TL;DR: Formal CS education still useful, just more chances to shoot yourself in the foot. (Yes, I consider getting a first without learning too much to be shooting yourself in the foot.) Study the fundamentals and the hard stuff and you should be better off than a self-taught person.


It's more than 20 years since I graduated with a CS degree and I think my advice these days to anyone considering the subject would be to avoid CS unless you want to go on and do research level work in academia or industry. Of course, that's what I wanted to do before going to University and I did end up working as a researcher in academia for six years before co-founding a startup.

People keep thinking that a CS degree is a vocational training program for developers - they didn't used to be and if that's what they have turned into then it's no wonder that they are doing a terrible job.


Then what do you suggest wantrepreneurs should study,if anything?I think this argument whether CS school is useless has been debated far too much.I do see value in developing the way of thinking and surrounding yourself with top people,considering you do manage to get in a top college.And this whole debate about the very high prices of the colleges is ridiculous,because even for a person coming from a really poor family like me,there are enough possibilities to get free or very cheap education in most of the world's top 20 CS schools,if they do believe you're worthy enough candidate.


Personally, if you can get into one of the very top universities that have a track record for being the places where succesful startups come from then I'd strongly recommend it.
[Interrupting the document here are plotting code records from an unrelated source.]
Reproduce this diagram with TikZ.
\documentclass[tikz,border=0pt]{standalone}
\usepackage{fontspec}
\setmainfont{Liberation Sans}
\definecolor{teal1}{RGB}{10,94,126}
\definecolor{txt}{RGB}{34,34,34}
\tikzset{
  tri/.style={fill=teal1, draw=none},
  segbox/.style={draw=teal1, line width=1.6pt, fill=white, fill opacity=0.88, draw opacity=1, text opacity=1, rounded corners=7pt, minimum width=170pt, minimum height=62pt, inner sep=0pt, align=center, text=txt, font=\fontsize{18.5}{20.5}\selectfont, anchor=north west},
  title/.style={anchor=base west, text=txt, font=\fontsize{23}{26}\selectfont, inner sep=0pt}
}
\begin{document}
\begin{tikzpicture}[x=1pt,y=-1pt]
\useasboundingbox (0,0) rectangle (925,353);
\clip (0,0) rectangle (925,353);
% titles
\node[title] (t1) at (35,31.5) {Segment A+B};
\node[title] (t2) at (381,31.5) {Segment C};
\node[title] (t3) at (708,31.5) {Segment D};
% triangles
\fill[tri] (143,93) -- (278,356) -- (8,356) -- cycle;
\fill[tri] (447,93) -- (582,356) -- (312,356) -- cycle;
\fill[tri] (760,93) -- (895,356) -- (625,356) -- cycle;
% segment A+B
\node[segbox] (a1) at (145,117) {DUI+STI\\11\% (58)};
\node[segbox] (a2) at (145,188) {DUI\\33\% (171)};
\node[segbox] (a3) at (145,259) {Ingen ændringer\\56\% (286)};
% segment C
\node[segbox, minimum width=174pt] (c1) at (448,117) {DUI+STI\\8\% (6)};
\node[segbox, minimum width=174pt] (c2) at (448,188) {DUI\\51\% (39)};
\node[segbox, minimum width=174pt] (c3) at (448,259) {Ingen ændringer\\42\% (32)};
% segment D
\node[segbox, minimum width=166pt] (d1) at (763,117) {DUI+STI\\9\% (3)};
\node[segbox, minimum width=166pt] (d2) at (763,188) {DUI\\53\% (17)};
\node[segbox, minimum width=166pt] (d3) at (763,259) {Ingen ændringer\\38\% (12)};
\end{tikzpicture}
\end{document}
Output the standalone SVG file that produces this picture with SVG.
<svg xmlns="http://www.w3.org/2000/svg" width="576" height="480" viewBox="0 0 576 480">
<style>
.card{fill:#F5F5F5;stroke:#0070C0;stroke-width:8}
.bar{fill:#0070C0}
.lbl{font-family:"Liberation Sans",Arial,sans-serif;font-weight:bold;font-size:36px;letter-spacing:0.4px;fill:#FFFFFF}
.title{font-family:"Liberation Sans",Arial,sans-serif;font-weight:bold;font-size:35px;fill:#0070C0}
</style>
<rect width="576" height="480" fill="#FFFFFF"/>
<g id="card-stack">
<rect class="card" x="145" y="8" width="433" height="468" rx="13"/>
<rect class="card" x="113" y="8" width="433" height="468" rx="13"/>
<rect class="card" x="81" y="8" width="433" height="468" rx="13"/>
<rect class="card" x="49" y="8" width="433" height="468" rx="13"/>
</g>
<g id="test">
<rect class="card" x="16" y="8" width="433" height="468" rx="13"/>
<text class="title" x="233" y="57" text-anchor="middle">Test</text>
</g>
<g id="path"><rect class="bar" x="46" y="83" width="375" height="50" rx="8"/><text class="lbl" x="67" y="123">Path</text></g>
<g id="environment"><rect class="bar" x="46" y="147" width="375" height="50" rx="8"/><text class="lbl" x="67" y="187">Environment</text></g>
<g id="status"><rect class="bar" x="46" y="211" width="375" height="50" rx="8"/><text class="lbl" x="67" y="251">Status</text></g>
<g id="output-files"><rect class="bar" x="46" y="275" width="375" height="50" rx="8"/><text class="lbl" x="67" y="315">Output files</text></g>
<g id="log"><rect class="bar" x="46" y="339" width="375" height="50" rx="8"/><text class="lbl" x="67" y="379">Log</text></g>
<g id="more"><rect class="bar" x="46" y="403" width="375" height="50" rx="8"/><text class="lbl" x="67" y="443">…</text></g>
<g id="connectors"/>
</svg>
Would you mind sharing which in Europe are those?Because I've read quite a lot of founder stories and the only college I'd put on that list is Stanford.UIUC also seems to have a lot of tech entrepreneur and VC alumni.


I'm not sure if there are any in Europe! [NB I'm in the UK]
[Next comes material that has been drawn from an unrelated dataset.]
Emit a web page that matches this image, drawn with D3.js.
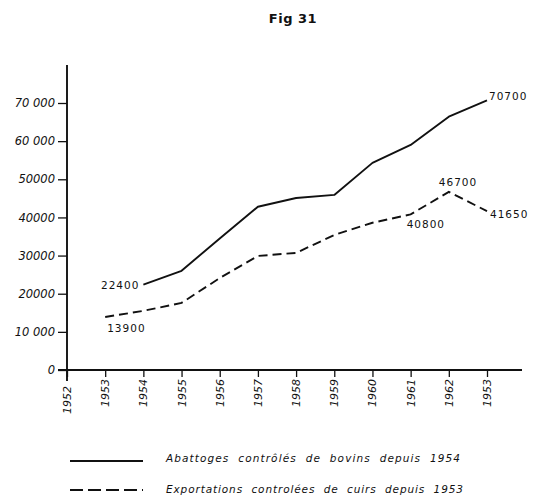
<!DOCTYPE html>
<html>
<head>
<meta charset="utf-8">
<script src="https://cdn.jsdelivr.net/npm/d3@7"></script>
<style>
  html, body { margin: 0; padding: 0; background: #fff; }
  svg { display: block; }
  text { fill: #111; }
</style>
</head>
<body>
<svg id="chart" width="533" height="501"></svg>
<script>
// ---- data ----
const axisYears = [1952, 1953, 1954, 1955, 1956, 1957, 1958, 1959, 1960, 1961, 1962, 1963];
const axisYearLabels = ["1952", "1953", "1954", "1955", "1956", "1957", "1958", "1959", "1960", "1961", "1962", "1953"];
const yTickValues = [0, 10000, 20000, 30000, 40000, 50000, 60000, 70000];
const yTickLabels = ["0", "10 000", "20000", "30000", "40000", "50000", "60 000", "70 000"];

const abattYears = [1954, 1955, 1956, 1957, 1958, 1959, 1960, 1961, 1962, 1963];
const abattValues = [22400, 26000, 34500, 42800, 45100, 45900, 54300, 59000, 66400, 70700];

const exportYears = [1953, 1954, 1955, 1956, 1957, 1958, 1959, 1960, 1961, 1962, 1963];
const exportValues = [13900, 15500, 17600, 24100, 29900, 30700, 35400, 38600, 40800, 46700, 41650];

const title = "Fig 31";
const legendLabels = ["Abattoges  contrôlés  de  bovins  depuis  1954", "Exportations  controlées  de  cuirs  depuis  1953"];

// ---- chart ----
const svg = d3.select("#chart");
const x = d3.scaleLinear().domain([1952, 1963]).range([67, 487]);
const y = d3.scaleLinear().domain([0, 70000]).range([370, 103]);

// title
svg.append("text").attr("x", 293).attr("y", 23)
  .attr("text-anchor", "middle")
  .style("font-family", "DejaVu Sans").style("font-size", "13px").style("font-weight", "bold")
  .style("letter-spacing", "0.5px")
  .text(title);

// y axis
const yAxis = d3.axisLeft(y).tickValues(yTickValues)
  .tickFormat((d, i) => yTickLabels[i]).tickSize(9).tickPadding(3);
const gy = svg.append("g").attr("transform", "translate(67,0)").call(yAxis);
gy.select(".domain").remove();
gy.selectAll(".tick line").attr("stroke", "#111").attr("stroke-width", 1.3);
gy.selectAll(".tick text")
  .style("font-family", "DejaVu Sans").style("font-style", "italic")
  .style("font-size", "11.5px").style("fill", "#111");
svg.append("line").attr("x1", 67).attr("x2", 67).attr("y1", 65).attr("y2", 381)
  .attr("stroke", "#111").attr("stroke-width", 1.9);

// x axis
const xAxis = d3.axisBottom(x).tickValues(axisYears).tickSize(7).tickFormat("");
const gx = svg.append("g").attr("transform", "translate(0,370)").call(xAxis);
gx.select(".domain").remove();
gx.selectAll(".tick line").attr("stroke", "#111").attr("stroke-width", 1.3);
svg.append("line").attr("x1", 58).attr("x2", 522).attr("y1", 370).attr("y2", 370)
  .attr("stroke", "#111").attr("stroke-width", 1.9);

svg.append("g").selectAll("text").data(axisYears).join("text")
  .attr("transform", (d, i) => `translate(${x(d) + 4},${i === 0 ? 386 : 379}) rotate(-90)`)
  .attr("text-anchor", "end")
  .style("font-family", "DejaVu Sans").style("font-style", "italic").style("font-size", "11px")
  .text((d, i) => axisYearLabels[i]);

// lines
const line = d3.line().x(d => x(d[0])).y(d => y(d[1]));
const abatt = abattYears.map((yr, i) => [yr, abattValues[i]]);
const expo = exportYears.map((yr, i) => [yr, exportValues[i]]);

svg.append("path").datum(abatt).attr("d", line)
  .attr("fill", "none").attr("stroke", "#111").attr("stroke-width", 1.9)
  .attr("stroke-linejoin", "round");
svg.append("path").datum(expo).attr("d", line)
  .attr("fill", "none").attr("stroke", "#111").attr("stroke-width", 1.9)
  .attr("stroke-dasharray", "9,5");

// value annotations
const annots = [
  { p: abatt[0], dx: -4, dy: 4, anchor: "end" },
  { p: abatt[abatt.length - 1], dx: 2, dy: 0, anchor: "start" },
  { p: expo[0], dx: 2, dy: 15, anchor: "start" },
  { p: expo[8], dx: -4, dy: 14, anchor: "start" },
  { p: expo[9], dx: -10, dy: -6, anchor: "start" },
  { p: expo[10], dx: 3, dy: 7, anchor: "start" }
];
svg.append("g").selectAll("text").data(annots).join("text")
  .attr("x", d => x(d.p[0]) + d.dx).attr("y", d => y(d.p[1]) + d.dy)
  .attr("text-anchor", d => d.anchor)
  .style("font-family", "DejaVu Sans").style("font-size", "10.5px").style("letter-spacing", "1px")
  .text(d => d.p[1]);

// legend
const legend = svg.append("g");
legend.append("line").attr("x1", 70).attr("x2", 143).attr("y1", 461).attr("y2", 461)
  .attr("stroke", "#111").attr("stroke-width", 2);
legend.append("line").attr("x1", 70).attr("x2", 143).attr("y1", 490).attr("y2", 490)
  .attr("stroke", "#111").attr("stroke-width", 2).attr("stroke-dasharray", "13,5");
legend.selectAll("text.leg").data(legendLabels).join("text").attr("class", "leg")
  .attr("x", 166).attr("y", (d, i) => 462 + i * 31)
  .attr("textLength", (d, i) => i === 0 ? 294 : 297).attr("lengthAdjust", "spacing")
  .style("font-family", "DejaVu Sans").style("font-style", "italic").style("font-size", "10.5px")
  .style("white-space", "pre")
  .text(d => d);
</script>
</body>
</html>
Note that I'd love to be corrected on this point - I graduated in '88 and co-founded a startup after working in academia for 6 years and the help we got from the University we worked for was laughable (they asked if we wanted to lease a building!). However, we did meet our first angel investor through the university - he had done the same CS degree as me about 20 years earlier.


The conclusions are unfortunately correct, it is the student who is being made to pay for this policy. Bad course modules and bad degrees de-value the whole system and do NOT help those who scrape through but who are then unable to follow the level of skill required through to the workplace.

As an employer who has interviewed and employed countless computer degree candidates, this has simply devalued the word 'degree' to a point where it may no longer get you even to the interview ahead of say a non-degree candidate with a tangible track record of real project work or experience behind them.

This is not just a British phenomenon.


What are you looking for in a candidate? Are you looking for computer science? Or Software Engineering?

I hear people interviewers are expecting cs graduates to know the MVP pattern or similar things and shocked when they hear they don't know. That's software engineering and not computer science.


If a candidate has applied for such a position then I don't think it's unreasonable to expect that they've tainted their pristine porcelain skin with -gasp- a few run-of-the-mill software projects.


The SHOCKING Truth about a pootly organised educational system by a hugely unsuccessful government. Living standards in the UK are good due partly to the NHS and the private sector jobs, but the corrupt government attitude of take take take yet give back little is turning this country in to a 'toilet'.